Tuesday, September 28, 2021
Miles from the Mainstream
D. R. ZUKERMAN, proprietor

The Lying New York Times

March 5, 2021 --

First, please read this report from American Military News, February 17:

On Tuesday, The New York Times corrected a Jan. 8 report that originally stated Capitol Police Officer Brian Sicknick was killed after being struck in the head with a fire extinguisher by a pro-Trump rioter during the violent Jan. 6 demonstration at Capitol Hill, noting “medical experts have said he did not die of blunt force trauma.”

The original report on Sicknick’s death was used last week as evidence of “incitement” in the impeachment trial against former President Donald Trump.
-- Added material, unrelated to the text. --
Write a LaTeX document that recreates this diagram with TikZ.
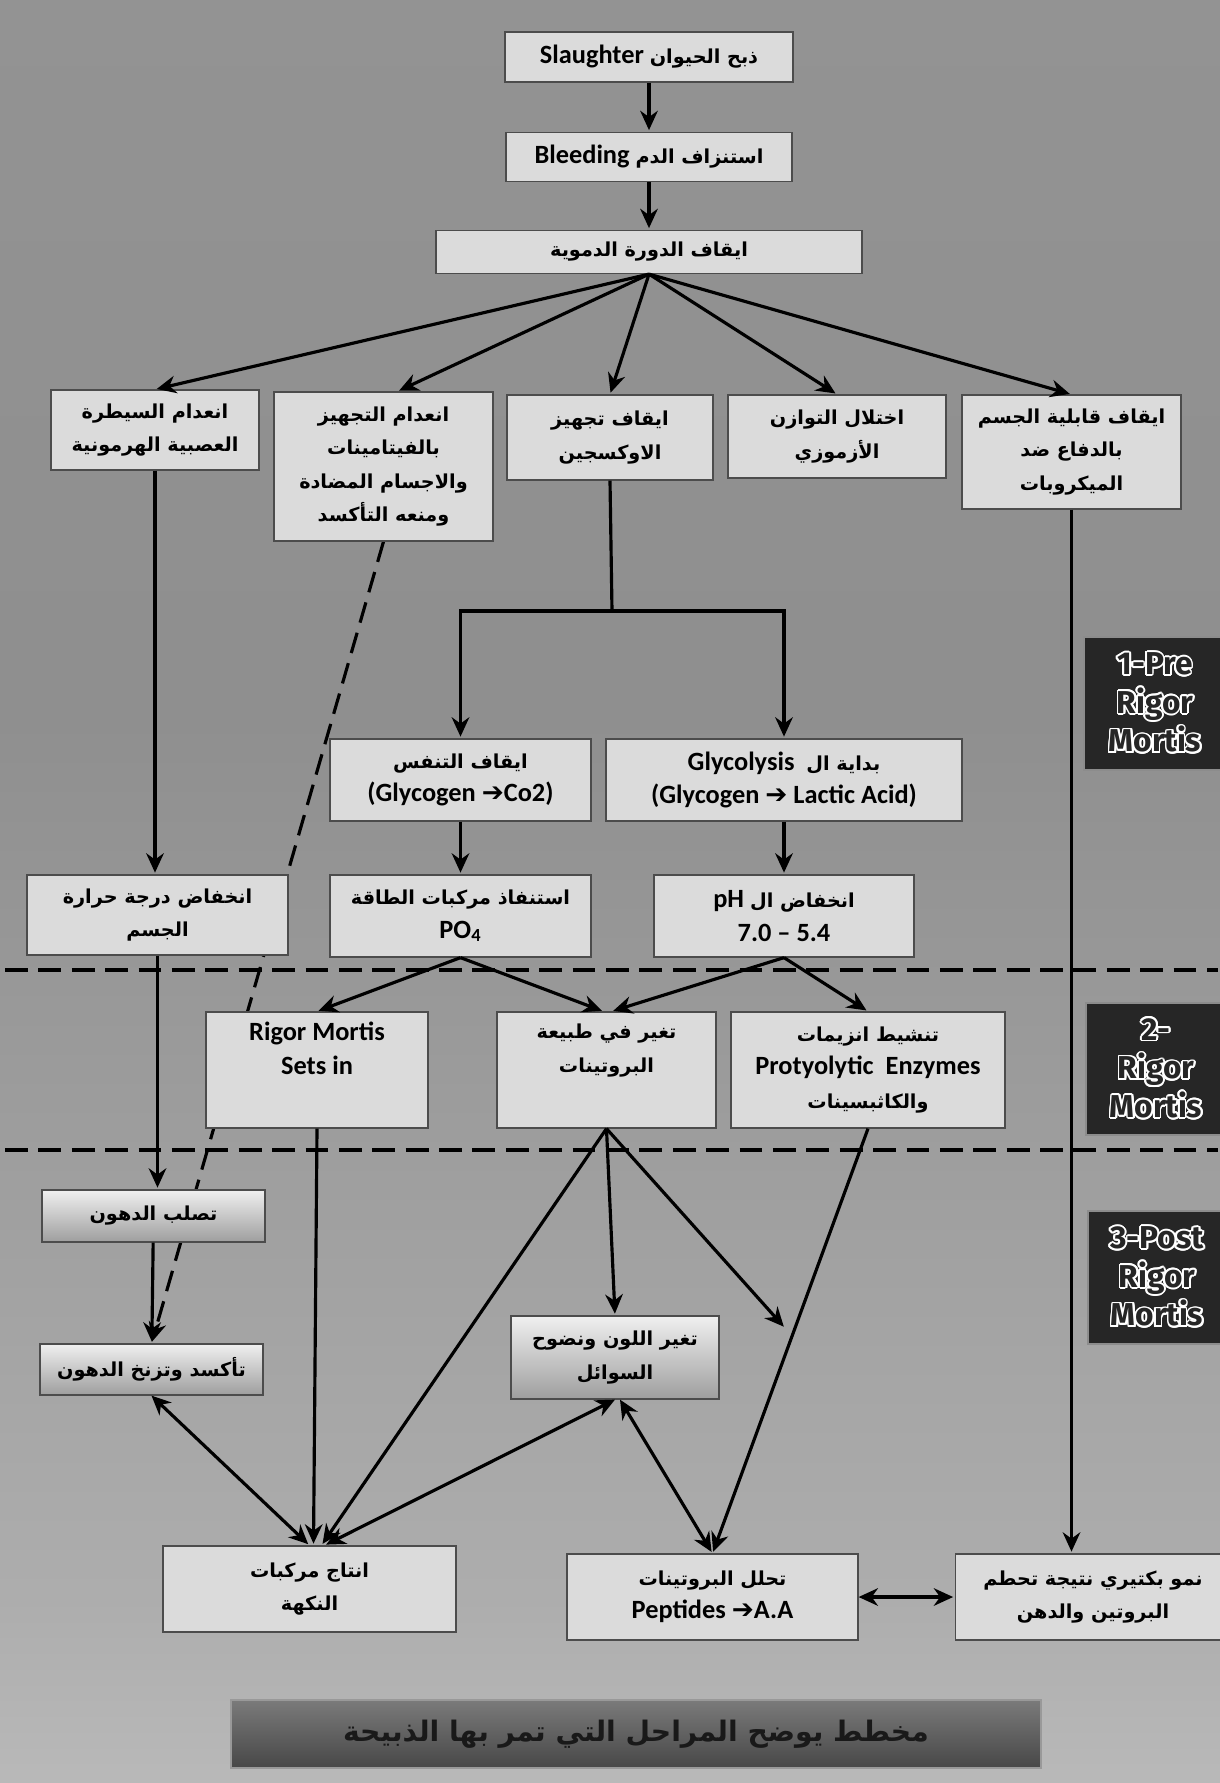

The paper corrected the report this week with an update notice that said, “New information has emerged regarding the death of the Capitol Police officer Brian Sicknick that questions the initial cause of his death provided by officials close to the Capitol Police.”

In the original story, the Times reported that “Mr. Sicknick, 42, an officer for the Capitol Police, died on Thursday from brain injuries he sustained after Trump loyalists who overtook the complex struck him in the head with a fire extinguisher, according to two law enforcement officials.”

* * * *

Maureen Dowd, in her February 28 column,  reported that Times publisher A.G. Sulzberger, at the Vanity Fair 2017 Oscar party, denied to "movie stars," thanking him for being anti-Trump, that it was not the paper's "mission to be part of the resistance. Rather, he said, the paper would be straight and combat lies with the truth."  Nonsense Maureen. It is the paper's mission to crush Trump and all that it sees it as standing for, including fighting the truth with lies. Just consider the mendacious story about the tragic death of Office Sicknick, which the Times twisted into anti-Trump propaganda for the purpose of making it impossible for Citizen Trump to seek a second term.

Do you consider yourself, now, a newspaperwoman, or a propagandist shill for whomever is targeted by A.G.?

What hospital was Officer Sicknick brought to? What doctors artended him?  Who signed a death certificate stating cause of death?  Is there any such certificate?   Are these questions irrelevant to the "narrative" in the paper declaring that the officer was killed by anti-Trump rioters wielding a fire extinguisher?   Who, indeed, witnessed the attack?  Or is it the practice of the paper, now, to report events devoid of corroborating information? Why aren't the law informants identified?

Is it because they do not exist, or if they did exist, because the paper does not want the public to know whether or not their account is truthful?

In the old days, weren't reporters on beats supposed to ask basic questions: who, what,  when, where. why,  and how. 

Those basic questions were supposed to draw out the facts of a story. These questions are not supposed to be the pillars of political propaganda. Only the "why," seems attainable.  Because the paper wanted to add additional slurs, smears, creating transparent sophistry to its practice of phony coverage of Citizen Trump.

The paper that deserves the name The New York Pravda published disinformation about the death of Office Brian Sicknick, and made matters worse by ignoring reports that he felt okay the night of January 6.

Now, on February 27, a headline appeared in the paper, at the top of page A14:  

"In Breakthrough, F.B. I. Zeroes In on Suspect in Death of Capitol Police Officer"

This extension of the original January 8 "narrative" is filled with more speculation. A name for the alleged assailant of Officer Sicknick -- the instrument is now said to be bear spray -- is not given; just a report that six members of the "far-right nationalist group the Proud Boys" were indicted for conspiring to obstruct the certification of Joe Biden as president.  Why is this indictment mentioned in an article purporting to provide information on the death of Officer Sicknick?

LPR believes that at The New York Pravda any disinformation to smear Citizen Trump is deemed fit to print by publisher A.G. Sulzberger -- with cover-ups required of his underlings,  including columnists like Maureen Dowd.